Ricardo Colomo-Palacios (University Carlos III Madrid, Spain)

Enrique Jiménez-Domingo (University Carlos III Madrid, Spain)

Giner Alor-Hernandez (Instituto Tecnológico de Orizaba, Mexico)

Abstract: Data mining is an important part of information management technology. Simply put, it is a method to extract and analyze meaningful patterns and correlations in a large relational database. In Data mining, Decision trees are one of the most worldwide used tools for decision support. In the emerging area of Data mining applications, users of data mining tools are faced with the problem of data sets that are comprised of large numbers of features and instances. Such kinds of data sets are not easy to handle for mining because decision trees generally depends on several parameters like dataset used and configuration of the tree itself among others in order to build an accurate model classification.
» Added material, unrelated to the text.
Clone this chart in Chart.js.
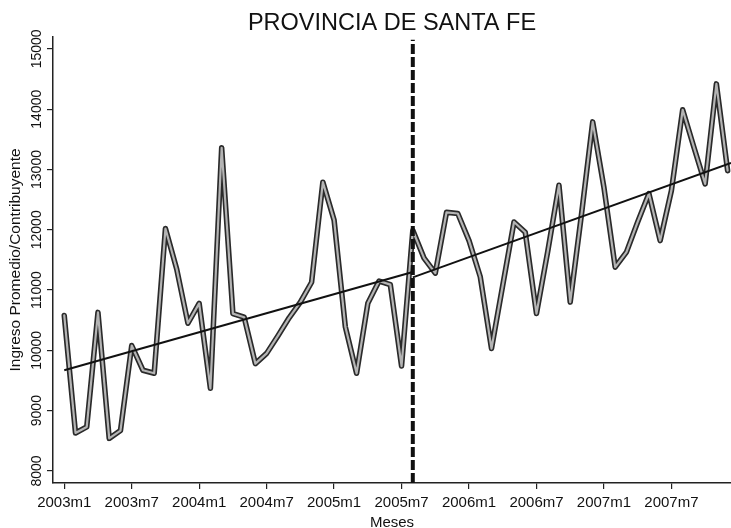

In this work a novel hybrid classifier system is presented for improving accuracy of decision trees using clustering techniques. This system is formed by a clustering algorithm, a decision tree and an optional module for identifying appropriate parameters for the clustering algorithm. These three modules working together are capable to increase the accuracy of the solutions. The validation of the results of this work has been performed using several well-known datasets and applying two decision trees algorithms. The accuracy percentages are compared in order to show our proposal improvement, obtaining good results. Finally two clustering algorithms have been used to compare the accuracy between different proposals.

Keywords: accuracy improvement, clustering, decision tree

Categories: H.3.3, I.5.2, I.6.1